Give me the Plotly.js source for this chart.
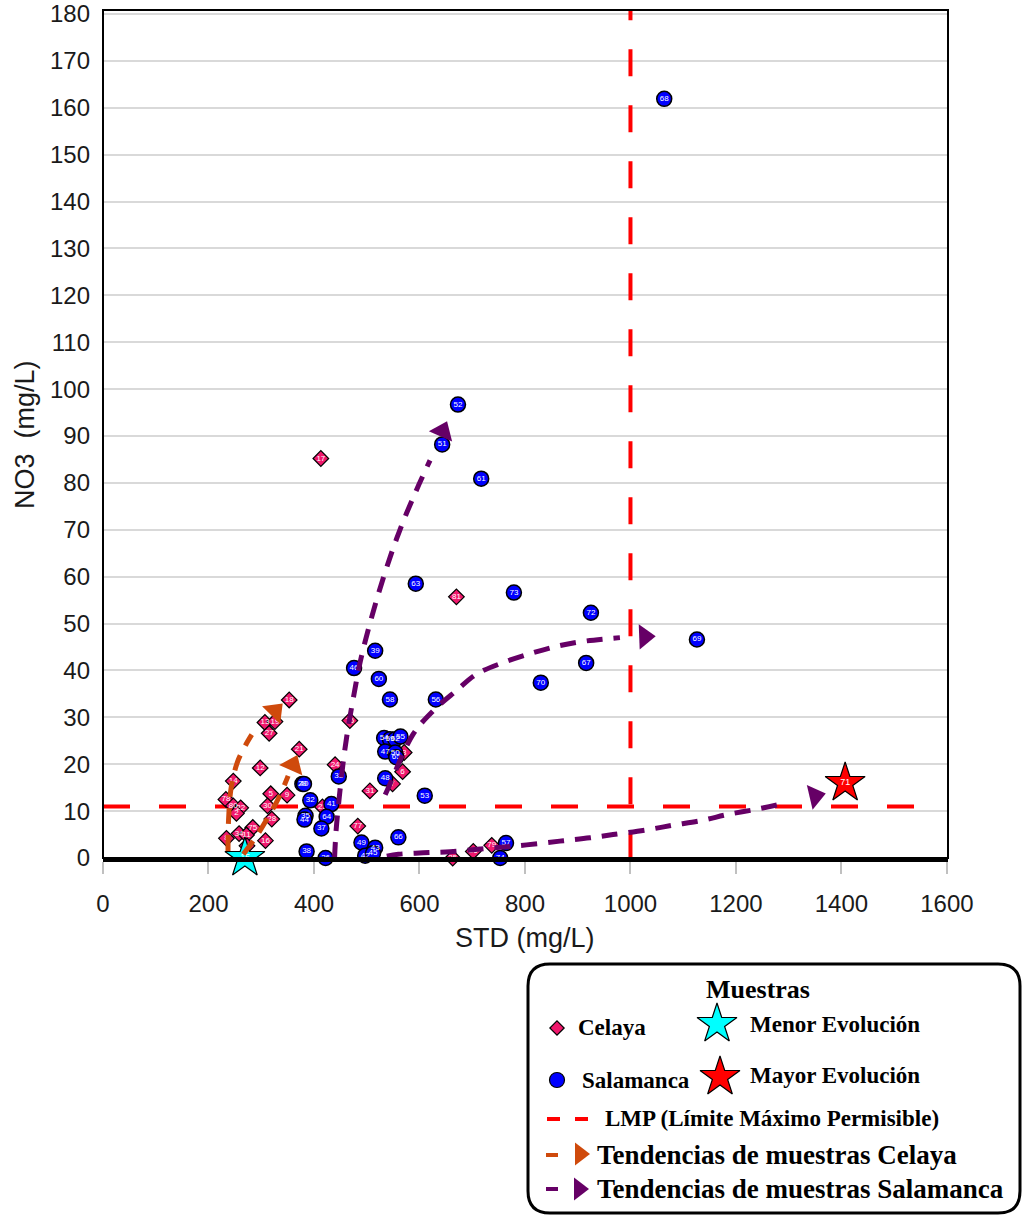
<!DOCTYPE html>
<html>
<head>
<meta charset="utf-8">
<script src="https://cdn.plot.ly/plotly-3.0.1.min.js"></script>
<style>
  html, body { margin: 0; padding: 0; background: #fff; }
  #chart { width: 1023px; height: 1216px; }
</style>
</head>
<body>
<div id="chart"></div>
<script>
// Celaya samples: total dissolved solids (STD, mg/L) against nitrate (NO3, mg/L)
const celayaIds = ['18','13','19','27','21','12','14','76','24','31','5','9','78','80','22','2','30','28','77','75','34','11','8','16','10','17','81','6','7','3','23','25','26','79'];
const celayaStd = [353,307,326,315,372,298,247,468,440,506,318,349,233,247,261,253,312,320,483,284,258,272,234,308,273,413,670,568,549,571,416,663,702,737];
const celayaNo3 = [33.7,28.9,29.1,26.6,23.2,19.2,16.4,29.3,19.9,14.3,13.7,13.4,12.5,11.1,10.7,9.5,11.1,8.3,6.8,6.5,5.2,4.9,4.2,3.7,2.6,85.2,55.7,18.4,15.8,22.5,10.9,0,1.4,2.7];

// Salamanca samples
const salamancaIds = ['68','52','51','61','63','73','72','69','67','70','39','46','60','58','56','33','53','29','40','32','41','64','35','44','37','38','36','49','43','42','45','66','57','74','54','59','62','55','47','50','65','48'];
const salamancaStd = [1064,673,643,717,593,779,925,1126,916,830,516,476,523,544,631,447,610,378,381,393,433,424,384,382,414,386,422,490,516,497,512,560,764,753,533,544,554,564,535,554,556,535];
const salamancaNo3 = [161.9,96.7,88.2,80.9,58.5,56.6,52.3,46.6,41.6,37.4,44.2,40.5,38.2,33.8,33.8,17.4,13.3,15.8,15.8,12.3,11.5,8.8,9.0,8.2,6.3,1.4,0,3.3,2.2,0.5,1.0,4.4,3.2,0,25.6,25.3,25.3,25.9,22.7,22.5,21.5,17.0];

// Least and most evolved samples
const menorId = ['15'];  const menorStd = [269];  const menorNo3 = [0];
const mayorId = ['71'];  const mayorStd = [1407]; const mayorNo3 = [16.0];

// Maximum permissible limits (LMP)
const lmpNo3 = 11;
const lmpStd = 1000;

// Trend paths (the last two points orient the arrowhead)
const celayaTrend1Std = [237,238,243,255,270,282];
const celayaTrend1No3 = [1.5,8,15,20.5,24,26.3];
const celayaTrend1Head = {std: [282, 326], no3: [26.3, 31.3]};
const celayaTrend2Std = [266,290,312,333,351];
const celayaTrend2No3 = [0.8,4.5,8.5,12.8,17.5];
const celayaTrend2Head = {std: [351, 360], no3: [17.5, 19.8]};

const salTrend1Std = [439,442,448,456,465,476,488,506,535,563,594,620];
const salTrend1No3 = [0,6,13,21,28,35,42,50,61,70,78.4,84.8];
const salTrend1Head = {std: [620, 644], no3: [84.8, 91.0]};
const salTrend2Std = [535,541,588,626,670,708,759,816,866,917,980];
const salTrend2No3 = [13.5,15.0,26.4,31.4,35.7,39.2,41.7,43.8,45.3,46.3,47.0];
const salTrend2Head = {std: [980, 1027], no3: [47.0, 47.2]};
const salTrend3Std = [538,560,607,658,715,765,803,866,923,967,1030,1081,1135,1185,1239,1289];
const salTrend3No3 = [0.4,0.8,1.1,1.35,1.9,2.4,2.8,3.6,4.3,5.0,6.0,7.0,8.0,9.3,10.4,11.6];
const salTrend3Head = {std: [1289, 1350], no3: [11.6, 13.2]};

const xTicks = [0,200,400,600,800,1000,1200,1400,1600];
const yTicks = [0,10,20,30,40,50,60,70,80,90,100,110,120,130,140,150,160,170,180];

// ---- styling ----
const W = 1023, H = 1216;
const PINK = '#F0186C', BLUE = '#0000FF', ORANGE = '#CF4A0C', PURPLE = '#660066', RED = '#FF0000';
const SANS = 'Liberation Sans, Arial, sans-serif';
const SERIF = 'Liberation Serif, Times New Roman, serif';
const plotLeft = 103, plotRight = 948, plotTop = 10, plotBottom = 858;

function trendLine(xs, ys, color) {
  return {x: xs, y: ys, mode: 'lines', type: 'scatter', hoverinfo: 'skip',
          line: {color: color, width: 5, dash: '16px,11px', shape: 'spline', smoothing: 1},
          cliponaxis: false};
}
function arrowHead(head, color, size) {
  return {x: head.std, y: head.no3, mode: 'markers', type: 'scatter', hoverinfo: 'skip',
          marker: {symbol: 'triangle-up', angleref: 'previous', size: [0, size],
                   opacity: [0, 1], color: color, line: {width: 0}},
          cliponaxis: false};
}

const traces = [
  {x: celayaStd, y: celayaNo3, text: celayaIds, type: 'scatter', mode: 'markers+text', name: 'Celaya',
   marker: {symbol: 'diamond', size: 12, color: PINK, line: {color: '#000', width: 1.2}},
   textposition: 'middle center', textfont: {family: SANS, size: 8, color: '#fff'}, cliponaxis: false},
  {x: salamancaStd, y: salamancaNo3, text: salamancaIds, type: 'scatter', mode: 'markers+text', name: 'Salamanca',
   marker: {symbol: 'circle', size: 15, color: BLUE, line: {color: '#000', width: 1.5}},
   textposition: 'middle center', textfont: {family: SANS, size: 8, color: '#fff'}, cliponaxis: false},
  {x: menorStd, y: menorNo3, text: menorId, type: 'scatter', mode: 'markers+text', name: 'Menor Evolución',
   marker: {symbol: 'star', size: 30, color: '#00FFFF', line: {color: '#000', width: 1.2}},
   textposition: 'middle center', textfont: {family: SANS, size: 9, color: '#fff'}, cliponaxis: false},
  {x: mayorStd, y: mayorNo3, text: mayorId, type: 'scatter', mode: 'markers+text', name: 'Mayor Evolución',
   marker: {symbol: 'star', size: 30, color: RED, line: {color: '#000', width: 1.2}},
   textposition: 'middle center', textfont: {family: SANS, size: 9, color: '#fff'}, cliponaxis: false},
  trendLine(celayaTrend1Std, celayaTrend1No3, ORANGE),
  arrowHead(celayaTrend1Head, ORANGE, 22),
  trendLine(celayaTrend2Std, celayaTrend2No3, ORANGE),
  arrowHead(celayaTrend2Head, ORANGE, 22),
  trendLine(salTrend1Std, salTrend1No3, PURPLE),
  arrowHead(salTrend1Head, PURPLE, 22),
  trendLine(salTrend2Std, salTrend2No3, PURPLE),
  arrowHead(salTrend2Head, PURPLE, 22),
  trendLine(salTrend3Std, salTrend3No3, PURPLE),
  arrowHead(salTrend3Head, PURPLE, 22)
];

// ---- legend box drawn on a pixel-unit overlay (x2/y2) ----
const legendMarkers = [
  {x: [557], y: [1028], symbol: 'diamond', size: 11, color: PINK},
  {x: [557], y: [1080], symbol: 'circle', size: 15, color: BLUE},
  {x: [717], y: [1024], symbol: 'star', size: 30, color: '#00FFFF'},
  {x: [720], y: [1077], symbol: 'star', size: 30, color: RED},
  {x: [580], y: [1154], symbol: 'triangle-right', size: 20, color: ORANGE, noline: true},
  {x: [579], y: [1189], symbol: 'triangle-right', size: 20, color: PURPLE, noline: true}
];
legendMarkers.forEach(m => traces.push({
  x: m.x, y: m.y, xaxis: 'x2', yaxis: 'y2', type: 'scatter', mode: 'markers', hoverinfo: 'skip',
  marker: {symbol: m.symbol, size: m.size, color: m.color,
           line: {color: '#000', width: m.noline ? 0 : 1.2}}, cliponaxis: false
}));

const legendText = [
  {x: 758, y: 989, text: '<b>Muestras</b>', size: 26, anchor: 'center'},
  {x: 576, y: 1027, text: '<b>Celaya</b>', size: 23},
  {x: 748, y: 1024, text: '<b>Menor Evolución</b>', size: 23},
  {x: 580, y: 1080, text: '<b>Salamanca</b>', size: 23},
  {x: 748, y: 1075, text: '<b>Mayor Evolución</b>', size: 23},
  {x: 603, y: 1118, text: '<b>LMP (Límite Máximo Permisible)</b>', size: 23},
  {x: 595, y: 1155, text: '<b>Tendencias de muestras Celaya</b>', size: 27},
  {x: 595, y: 1189, text: '<b>Tendencias de muestras Salamanca</b>', size: 27}
];

const annotations = legendText.map(t => ({
  xref: 'x2', yref: 'y2', x: t.x, y: t.y, text: t.text, showarrow: false,
  xanchor: t.anchor || 'left', yanchor: 'middle',
  font: {family: SERIF, size: t.size, color: '#000'}
}));

// axis titles
annotations.push({xref: 'x2', yref: 'y2', x: 525, y: 938, text: 'STD (mg/L)', showarrow: false,
  xanchor: 'center', yanchor: 'middle', font: {family: SANS, size: 27, color: '#1a1a1a'}});
annotations.push({xref: 'x2', yref: 'y2', x: 25, y: 435, text: 'NO3  (mg/L)', showarrow: false,
  textangle: -90, xanchor: 'center', yanchor: 'middle', font: {family: SANS, size: 27, color: '#1a1a1a'}});

const r = 22, bx0 = 528, bx1 = 1020, by0 = 964, by1 = 1213;
const legendPath = `M ${bx0 + r} ${by0} L ${bx1 - r} ${by0} Q ${bx1} ${by0} ${bx1} ${by0 + r} ` +
  `L ${bx1} ${by1 - r} Q ${bx1} ${by1} ${bx1 - r} ${by1} L ${bx0 + r} ${by1} ` +
  `Q ${bx0} ${by1} ${bx0} ${by1 - r} L ${bx0} ${by0 + r} Q ${bx0} ${by0} ${bx0 + r} ${by0} Z`;

const shapes = [
  // LMP lines
  {type: 'line', xref: 'x', yref: 'y', x0: 0, x1: 1545, y0: lmpNo3, y1: lmpNo3, layer: 'between',
   line: {color: RED, width: 4, dash: '27px,29px'}},
  {type: 'line', xref: 'x', yref: 'y', x0: lmpStd, x1: lmpStd, y0: -0.5, y1: 180.85, layer: 'between',
   line: {color: RED, width: 4, dash: '27px,29px'}},
  // plot frame
  {type: 'rect', xref: 'x2', yref: 'y2', x0: plotLeft, x1: plotRight, y0: plotTop, y1: plotBottom,
   line: {color: '#000', width: 2}, layer: 'above'},
  // legend box
  {type: 'path', xref: 'x2', yref: 'y2', path: legendPath, line: {color: '#000', width: 3}},
  // legend dashes
  {type: 'line', xref: 'x2', yref: 'y2', x0: 547, x1: 560, y0: 1119, y1: 1119, line: {color: RED, width: 4}},
  {type: 'line', xref: 'x2', yref: 'y2', x0: 575, x1: 588, y0: 1119, y1: 1119, line: {color: RED, width: 4}},
  {type: 'line', xref: 'x2', yref: 'y2', x0: 546, x1: 558, y0: 1155, y1: 1155, line: {color: ORANGE, width: 4}},
  {type: 'line', xref: 'x2', yref: 'y2', x0: 546, x1: 558, y0: 1189, y1: 1189, line: {color: PURPLE, width: 4}}
];

const layout = {
  width: W, height: H,
  margin: {l: 0, r: 0, t: 0, b: 0},
  paper_bgcolor: '#ffffff', plot_bgcolor: 'rgba(0,0,0,0)',
  showlegend: false,
  xaxis: {
    domain: [plotLeft / W, plotRight / W], range: [0, 1602],
    tickvals: xTicks, ticktext: xTicks.map(String),
    ticks: 'outside', ticklen: 12, tickwidth: 2, tickcolor: '#c0c0c0',
    showgrid: false, zeroline: false,
    showline: true, linecolor: '#000', linewidth: 4,
    tickfont: {family: SANS, size: 24, color: '#1a1a1a'}, ticklabelstandoff: 9,
    fixedrange: true
  },
  yaxis: {
    domain: [1 - plotBottom / H, 1 - plotTop / H], range: [0, 180.85],
    tickvals: yTicks, ticktext: yTicks.map(String),
    ticks: '', showgrid: true, gridcolor: '#d9d9d9', gridwidth: 2,
    zeroline: false, showline: false,
    tickfont: {family: SANS, size: 24, color: '#1a1a1a'}, ticklabelstandoff: 12,
    fixedrange: true
  },
  xaxis2: {domain: [0, 1], range: [0, W], visible: false, anchor: 'y2', fixedrange: true},
  yaxis2: {domain: [0, 1], range: [H, 0], visible: false, anchor: 'x2', fixedrange: true},
  shapes: shapes,
  annotations: annotations
};

Plotly.newPlot('chart', traces, layout, {displayModeBar: false, staticPlot: true});
</script>
</body>
</html>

——

Set task -> Check each line of the data above for the word "chart", then state how many lines have it. Give the number alone.

Task result -> 4